In the last few posts, we have seen how we can utilize the OTeL collector to collect system and K8s metrics, along with metadata. This base configuration state can provide simple health metrics on diverse environment types. From here, the amount of unique metrics practitioners can gather becomes vast. There are various receivers, the prometheus ecosystem, StatsD, custom OTLP, etc. An overlooked category of metrics is often of processes running on a host.
Configuration
receivers:
hostmetrics:
collection_interval: 10s
scrapers:
process:
metrics:
process.cpu.utilization:
enabled: true
process.disk.operations:
enabled: true
process.memory.utilization:
enabled: true
process.threads:
enabled: true
As part of the hostmetrics receiver, the process scraper can easily be added.

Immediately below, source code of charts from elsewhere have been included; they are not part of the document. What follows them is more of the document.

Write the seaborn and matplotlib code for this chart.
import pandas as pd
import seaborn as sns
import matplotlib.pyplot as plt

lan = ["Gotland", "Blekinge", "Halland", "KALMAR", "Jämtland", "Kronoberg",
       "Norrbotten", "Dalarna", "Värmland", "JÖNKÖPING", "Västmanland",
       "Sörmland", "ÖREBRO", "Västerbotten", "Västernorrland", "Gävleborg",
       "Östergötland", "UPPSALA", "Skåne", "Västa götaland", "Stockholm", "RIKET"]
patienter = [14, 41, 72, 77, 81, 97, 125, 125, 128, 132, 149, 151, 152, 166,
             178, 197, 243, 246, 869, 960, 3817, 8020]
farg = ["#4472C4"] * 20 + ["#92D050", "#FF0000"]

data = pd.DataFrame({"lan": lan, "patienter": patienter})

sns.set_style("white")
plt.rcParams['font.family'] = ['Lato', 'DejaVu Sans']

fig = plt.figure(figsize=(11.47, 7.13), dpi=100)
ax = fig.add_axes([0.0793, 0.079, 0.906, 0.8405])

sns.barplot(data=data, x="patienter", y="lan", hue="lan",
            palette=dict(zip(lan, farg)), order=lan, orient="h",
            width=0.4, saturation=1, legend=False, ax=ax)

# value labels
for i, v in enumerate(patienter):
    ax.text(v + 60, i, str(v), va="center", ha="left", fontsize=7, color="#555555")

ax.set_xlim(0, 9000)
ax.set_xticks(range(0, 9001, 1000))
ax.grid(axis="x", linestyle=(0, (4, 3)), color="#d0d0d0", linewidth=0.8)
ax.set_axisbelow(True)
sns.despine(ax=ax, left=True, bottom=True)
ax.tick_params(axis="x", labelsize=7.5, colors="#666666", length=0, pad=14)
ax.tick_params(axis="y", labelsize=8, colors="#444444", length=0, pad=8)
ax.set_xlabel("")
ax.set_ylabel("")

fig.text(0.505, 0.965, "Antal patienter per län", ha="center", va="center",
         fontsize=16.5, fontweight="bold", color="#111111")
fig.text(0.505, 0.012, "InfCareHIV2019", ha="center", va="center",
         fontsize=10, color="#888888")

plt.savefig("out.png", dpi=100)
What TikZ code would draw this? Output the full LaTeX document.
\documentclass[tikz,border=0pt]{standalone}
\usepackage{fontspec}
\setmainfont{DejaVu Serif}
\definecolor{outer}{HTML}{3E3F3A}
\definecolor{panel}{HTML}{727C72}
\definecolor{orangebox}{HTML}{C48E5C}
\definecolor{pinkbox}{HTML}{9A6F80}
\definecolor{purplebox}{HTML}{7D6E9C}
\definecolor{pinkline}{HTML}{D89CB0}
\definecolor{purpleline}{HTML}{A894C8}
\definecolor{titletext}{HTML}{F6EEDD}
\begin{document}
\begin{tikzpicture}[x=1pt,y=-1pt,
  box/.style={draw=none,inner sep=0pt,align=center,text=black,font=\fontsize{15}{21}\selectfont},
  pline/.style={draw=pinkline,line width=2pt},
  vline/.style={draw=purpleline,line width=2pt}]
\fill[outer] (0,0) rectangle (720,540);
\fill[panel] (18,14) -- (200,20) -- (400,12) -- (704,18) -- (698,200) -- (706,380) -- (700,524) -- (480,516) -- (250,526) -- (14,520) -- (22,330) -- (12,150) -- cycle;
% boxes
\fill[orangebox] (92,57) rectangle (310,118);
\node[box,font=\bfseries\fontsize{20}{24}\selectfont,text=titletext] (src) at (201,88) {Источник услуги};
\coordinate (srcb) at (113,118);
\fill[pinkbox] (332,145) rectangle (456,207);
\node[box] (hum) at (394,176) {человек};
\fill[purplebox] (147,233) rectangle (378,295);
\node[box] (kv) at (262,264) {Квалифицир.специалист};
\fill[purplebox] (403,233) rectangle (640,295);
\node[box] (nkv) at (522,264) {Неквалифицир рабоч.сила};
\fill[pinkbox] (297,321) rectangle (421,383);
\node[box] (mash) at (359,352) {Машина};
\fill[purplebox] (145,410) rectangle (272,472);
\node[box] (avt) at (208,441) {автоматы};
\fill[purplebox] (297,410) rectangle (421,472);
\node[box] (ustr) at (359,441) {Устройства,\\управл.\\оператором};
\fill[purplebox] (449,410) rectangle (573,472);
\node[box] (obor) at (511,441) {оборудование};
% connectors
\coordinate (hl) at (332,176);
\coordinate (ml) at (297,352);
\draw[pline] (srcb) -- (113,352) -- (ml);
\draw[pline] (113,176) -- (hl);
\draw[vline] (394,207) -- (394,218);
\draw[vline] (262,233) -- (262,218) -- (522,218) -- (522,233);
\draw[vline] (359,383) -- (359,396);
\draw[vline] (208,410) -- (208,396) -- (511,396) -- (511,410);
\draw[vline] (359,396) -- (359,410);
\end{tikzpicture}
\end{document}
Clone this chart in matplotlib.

This example configuration provides a sufficient instantiation, with gauge like metrics such as cpu and memory utilization being enabled.
Resource Attributes
Valuable resource attributes are populated alongside the metrics. Of these, process.pid
, process.owner
, process.command
and process.command_line
are particularly interesting. Process identifiers and owners can help highlight resource contention within a host. Changes in process command line arguments can highlight anomalous changes in metrics due to different command line strings.
Sensitive Data Scrubbing
One thing to note is the potential to leak sensitive command line arguments as part of data collection. It is imperative to add the transform
processor
transform:
metric_statements:
- context: metric
statements:
- replace_pattern(resource.attributes["process.command_line"], "password\\=[^\\s]*(\\s?)", "password=***")
An example where the command_line
resource attribute with a password argument is redacted via OTTL (OpenTelemetry Transformation Language).
Conclusion
Process monitoring is an excellent way to isolate long-running processes that are exhausting resources or ephemeral processes that cause sudden anomalies. OTeL provides a clean and concise way to do just this.